Trump Foundation Will Dissolve Under Court Supervision After New York Lawsuit
By Kenneth Lovett
President Donald Trump's family foundation will soon be dissolved under an agreement with the New York state attorney general.
The attorney general's office had sued the Trump Foundation, claiming the president and his family had used it as a vehicle for his presidential campaign.
Attorney General Barbara Underwood also charged in the suit that the Trump family had used the fund has their personal piggy bank.
"Our petition detailed a shocking pattern of illegality involving the Trump Foundation _ including unlawful coordination with the Trump presidential campaign, repeated and willful self-dealing, and much more," Underwood said. "This amounted to the Trump Foundation functioning as little more than a checkbook to serve Mr. Trump's business and political interests," Underwood said in a statement.
A source close to the situation say that the Trumps were already prepared to shut down the foundation, but wanted to do it without judicial or attorney general oversight.
The agreement announced Tuesday will require such oversight.
"Today's stipulation accomplishes a key piece of the relief sought in our lawsuit earlier this year," Underwood said. "Under the terms, the Trump Foundation can only dissolve under judicial supervision _ and it can only distribute its remaining charitable assets to reputable organizations approved by my office."
The foundation in its 2017 tax filing reported having $1.75 million left in its coffers.
Lawyer Alan Futerfas, who is representing Trump and his three children involved in the foundation, called Underwood's comments "misleading."
"The Foundation has been seeking to dissolve and distribute its remaining assets to worthwhile charitable causes since Donald J. Trump's victory in the 2016 presidential election," Futerfas said. "Unfortunately, the NYAG sought to prevent dissolution for almost two years, thereby depriving those most in need of nearly $1.7 million."
The stipulation agreement comes less than two weeks before Underwood is set to leave office. She will be succeeded by current New York City Public Advocate Letitia James.
Unless there is a surprise resolution before the end of the year, the rest of the lawsuit should carry into James' term.
The state is still seeking restitution for $2.8 million in misspent money along with additional penalties, including a 10-year ban on Trump running a not-for-profit organization.

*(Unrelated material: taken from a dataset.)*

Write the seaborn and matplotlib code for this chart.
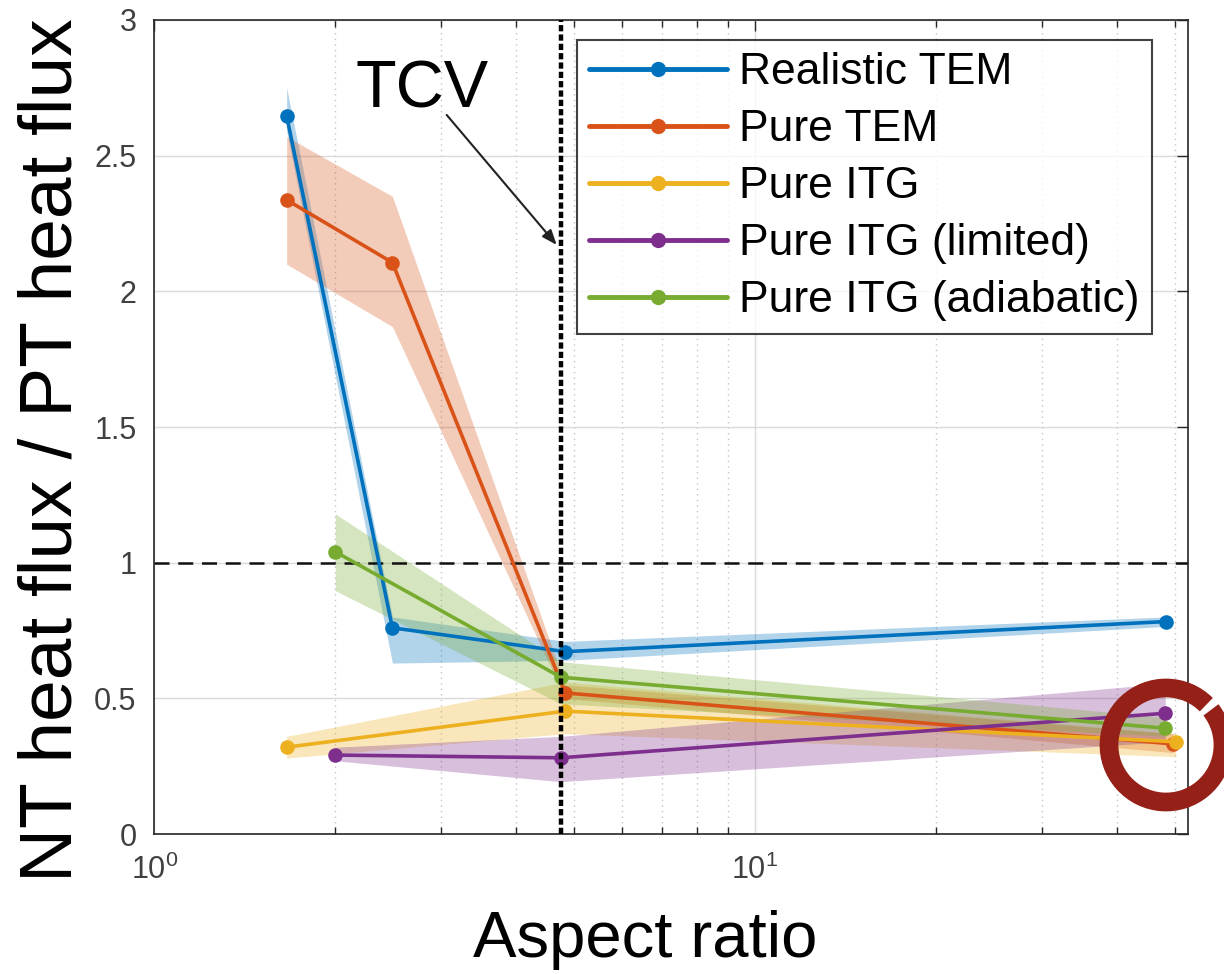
import numpy as np
import pandas as pd
import matplotlib
matplotlib.use("Agg")
import matplotlib.pyplot as plt
import seaborn as sns
from matplotlib.patches import Arc
from matplotlib.ticker import FixedLocator, NullFormatter

# ---------------- data ----------------
series = ["Realistic TEM", "Pure TEM", "Pure ITG", "Pure ITG (limited)", "Pure ITG (adiabatic)"]
colors = ["#0072BD", "#D95319", "#EDB120", "#7E2F8E", "#77AC30"]

rtem_x = [1.66, 2.49, 4.83, 48.3]
rtem_y = [2.646, 0.76, 0.672, 0.783]
rtem_lo = [2.59, 0.63, 0.64, 0.765]
rtem_hi = [2.75, 0.80, 0.71, 0.80]

ptem_x = [1.66, 2.49, 4.83, 49.7]
ptem_y = [2.337, 2.106, 0.52, 0.332]
ptem_lo = [2.10, 1.87, 0.50, 0.30]
ptem_hi = [2.57, 2.35, 0.55, 0.37]

pitg_x = [1.66, 4.83, 50.2]
pitg_y = [0.32, 0.453, 0.34]
pitg_lo = [0.28, 0.37, 0.285]
pitg_hi = [0.36, 0.56, 0.37]

plim_x = [2.0, 4.75, 48.2]
plim_y = [0.291, 0.281, 0.445]
plim_lo = [0.27, 0.193, 0.34]
plim_hi = [0.32, 0.36, 0.555]

padi_x = [2.0, 4.75, 48.2]
padi_y = [1.04, 0.578, 0.39]
padi_lo = [0.897, 0.48, 0.36]
padi_hi = [1.18, 0.635, 0.43]

tcv_x = 4.75
ref_y = 1.0
yticks = [0, 0.5, 1, 1.5, 2, 2.5, 3]
ytick_labels = ["0", "0.5", "1", "1.5", "2", "2.5", "3"]
xticks = [1, 10]
xtick_labels = [r"$\mathregular{10^0}$", r"$\mathregular{10^1}$"]

all_x = [rtem_x, ptem_x, pitg_x, plim_x, padi_x]
all_y = [rtem_y, ptem_y, pitg_y, plim_y, padi_y]
all_lo = [rtem_lo, ptem_lo, pitg_lo, plim_lo, padi_lo]
all_hi = [rtem_hi, ptem_hi, pitg_hi, plim_hi, padi_hi]

rows = []
for name, xs, ys in zip(series, all_x, all_y):
    for xv, yv in zip(xs, ys):
        rows.append({"series": name, "x": xv, "y": yv})
df = pd.DataFrame(rows)

# ---------------- style ----------------
sns.set_style("white")
plt.rcParams["font.family"] = ["Liberation Sans", "DejaVu Sans"]
plt.rcParams["mathtext.fontset"] = "custom"
plt.rcParams["mathtext.rm"] = "Liberation Sans"

fig = plt.figure(figsize=(12.24, 9.74), dpi=100)
ax = fig.add_axes([0.1262, 0.1437, 0.9706 - 0.1262, 0.9795 - 0.1437])
ax.set_xscale("log")
ax.set_xlim(1, 52.6)
ax.set_ylim(0, 3)

# grid
ax.yaxis.grid(True, which="major", color="#dadada", lw=1.0, zorder=0)
ax.xaxis.grid(True, which="major", color="#dadada", lw=1.0, zorder=0)
ax.xaxis.grid(True, which="minor", color="#c4c4c4", lw=1.0, ls=(0, (1, 3)), zorder=0)
ax.set_axisbelow(True)

# bands
for xs, lo, hi, c in zip(all_x, all_lo, all_hi, colors):
    ax.fill_between(xs, lo, hi, color=c, alpha=0.3, lw=0, zorder=1)

# reference lines
ax.axhline(ref_y, color="#111111", lw=1.8, ls=(0, (6, 3.5)), zorder=2)
ax.axvline(tcv_x, color="#000000", lw=3.2, ls=(0, (1.4, 0.7)), zorder=5)

# lines with markers
sns.lineplot(data=df, x="x", y="y", hue="series", hue_order=series, palette=colors,
             marker="o", markersize=10.5, markeredgewidth=0, lw=2.6, sort=True,
             estimator=None, ax=ax, zorder=4, legend=True)

# annotation
ax.text(2.79, 2.676, "TCV", fontsize=48, ha="center", va="baseline", color="black")
ax.annotate("", xy=(4.675, 2.171), xytext=(3.066, 2.65),
            arrowprops=dict(arrowstyle="-|>,head_length=0.9,head_width=0.35",
                            lw=1.5, color="#222222", shrinkA=0, shrinkB=0))

# ticks
ax.set_yticks(yticks)
ax.set_yticklabels(ytick_labels)
ax.set_xticks(xticks)
ax.set_xticklabels(xtick_labels)
ax.xaxis.set_minor_locator(FixedLocator([2, 3, 4, 5, 6, 7, 8, 9, 20, 30, 40, 50]))
ax.xaxis.set_minor_formatter(NullFormatter())
ax.tick_params(axis="both", which="major", direction="in", length=8, width=1,
               top=True, right=True, labelsize=22, labelcolor="#404040", color="#262626")
ax.tick_params(axis="x", which="major", pad=15)
ax.tick_params(axis="y", which="major", pad=13)
ax.tick_params(axis="x", which="minor", direction="in", length=5, width=1,
               top=True, bottom=True, color="#262626")
for s in ax.spines.values():
    s.set_color("#262626")
    s.set_linewidth(1.2)

ax.set_xlabel("Aspect ratio", fontsize=47, color="black")
ax.xaxis.set_label_coords(0.4746, -0.093)
ax.set_ylabel("NT heat flux / PT heat flux", fontsize=54, color="black")
ax.yaxis.set_label_coords(-0.066, 0.472)

# legend
handles, labels = ax.get_legend_handles_labels()
for h in handles:
    h.set_linewidth(3.5)
    h.set_markersize(11)
leg = ax.legend(handles, labels, loc="upper left", bbox_to_anchor=(0.4088, 0.9754),
                borderaxespad=0, fontsize=32, handlelength=3.1, handletextpad=0.27,
                labelspacing=0.36, borderpad=0.28, frameon=True, fancybox=False,
                labelcolor="black")
leg.get_frame().set_edgecolor("#111111")
leg.get_frame().set_linewidth(1.5)
leg.set_zorder(10)

# brush-circle mark
arc = Arc((11.66, 2.29), 1.14, 1.14, theta1=45, theta2=398,
          transform=fig.dpi_scale_trans, color="#952017", lw=13.5, zorder=20)
fig.add_artist(arc)

fig.savefig("out.png", dpi=100)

The lawsuit also seeks to prohibit Trump's oldest children _ Ivanka, Donald Jr. and Eric, who were all foundation board members _ from similar involvement with any charity for one year.

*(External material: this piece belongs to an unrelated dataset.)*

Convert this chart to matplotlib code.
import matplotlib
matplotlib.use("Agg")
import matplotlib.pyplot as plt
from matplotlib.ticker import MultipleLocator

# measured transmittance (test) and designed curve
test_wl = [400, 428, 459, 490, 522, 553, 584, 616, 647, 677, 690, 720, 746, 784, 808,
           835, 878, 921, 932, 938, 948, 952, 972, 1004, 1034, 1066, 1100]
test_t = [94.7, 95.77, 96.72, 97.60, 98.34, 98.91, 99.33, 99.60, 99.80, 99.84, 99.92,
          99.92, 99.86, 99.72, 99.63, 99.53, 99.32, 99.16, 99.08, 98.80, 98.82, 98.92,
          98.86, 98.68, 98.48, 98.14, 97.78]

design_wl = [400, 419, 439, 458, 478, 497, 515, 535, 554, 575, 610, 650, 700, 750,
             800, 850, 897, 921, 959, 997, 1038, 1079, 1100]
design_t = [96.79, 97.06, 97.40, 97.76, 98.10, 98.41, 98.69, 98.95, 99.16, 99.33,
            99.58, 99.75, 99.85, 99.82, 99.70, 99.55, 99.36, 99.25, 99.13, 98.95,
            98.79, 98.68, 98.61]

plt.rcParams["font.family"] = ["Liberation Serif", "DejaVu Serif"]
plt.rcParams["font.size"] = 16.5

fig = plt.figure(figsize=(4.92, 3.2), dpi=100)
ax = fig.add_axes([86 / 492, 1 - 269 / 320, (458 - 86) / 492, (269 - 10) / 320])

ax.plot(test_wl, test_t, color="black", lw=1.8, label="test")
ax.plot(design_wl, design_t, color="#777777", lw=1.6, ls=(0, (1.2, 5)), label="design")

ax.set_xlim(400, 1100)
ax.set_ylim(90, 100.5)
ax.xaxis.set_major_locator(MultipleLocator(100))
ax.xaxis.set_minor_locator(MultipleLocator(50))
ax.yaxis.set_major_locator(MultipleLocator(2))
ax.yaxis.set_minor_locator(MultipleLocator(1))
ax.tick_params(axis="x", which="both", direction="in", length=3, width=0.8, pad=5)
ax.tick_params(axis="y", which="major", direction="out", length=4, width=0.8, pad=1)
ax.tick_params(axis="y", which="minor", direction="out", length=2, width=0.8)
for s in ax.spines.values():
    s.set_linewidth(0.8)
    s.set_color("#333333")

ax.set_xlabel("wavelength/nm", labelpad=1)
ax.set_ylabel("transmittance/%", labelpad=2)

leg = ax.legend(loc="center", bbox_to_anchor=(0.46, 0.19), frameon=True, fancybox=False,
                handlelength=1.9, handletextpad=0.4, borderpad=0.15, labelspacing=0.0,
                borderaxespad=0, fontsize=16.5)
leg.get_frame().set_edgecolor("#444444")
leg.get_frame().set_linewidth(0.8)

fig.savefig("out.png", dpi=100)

The suit, filed in June by Underwood, alleged the Donald J. Trump Foundation funneled its cash into Trump's personal dealings rather than assisting those less fortunate as part of its "pattern of illegal conduct" that was "in persistent violation" of federal and state laws for more than a decade.
The misdeeds included $2.8 million spent to promote Trump's presidential campaign, along with supposed charitable funds used instead to "pay off the legal obligations of entities (Trump) controlled, to promote Trump hotels, (and) to purchase personal items," the lawsuit charged.
The court filing specifically accused Trump, along with daughter Ivanka and sons Donald Jr. and Eric, of "improper and extensive political activity, repeated and willful self-dealing transactions, and failure to follow basic fiduciary obligations."
The suit stems from a probe begun in June 2016 under former Attorney General Eric Schneiderman just months before the presidential election.
Underwood had also notified the Internal Revenue Service and the Federal Election Commission about possible federal law-breaking by the Trumps that falls into their bailiwick.
The stipulation to shut down the foundation with legal oversight comes weeks after a court decision allowed the case to move forward.
Futerfas defended the foundation's work.
"Over the past decade, the Foundation is proud to have distributed approximately $19 million, including $8.25 million of the president's personal money, to over 700 different charitable organizations with virtually zero expenses," he said. "The NYAG's inaccurate statement of this morning is a further attempt to politicize this matter."
Former New York Mayor Rudy Giuliani, who has been serving as a Trump lawyer, downplayed to the New York Daily News the president's connections to the foundation.
"It hasn't been active for years," Giuliani said of the foundation. "He couldn't have done anything wrong. The allegations are about a bookkeeping issue."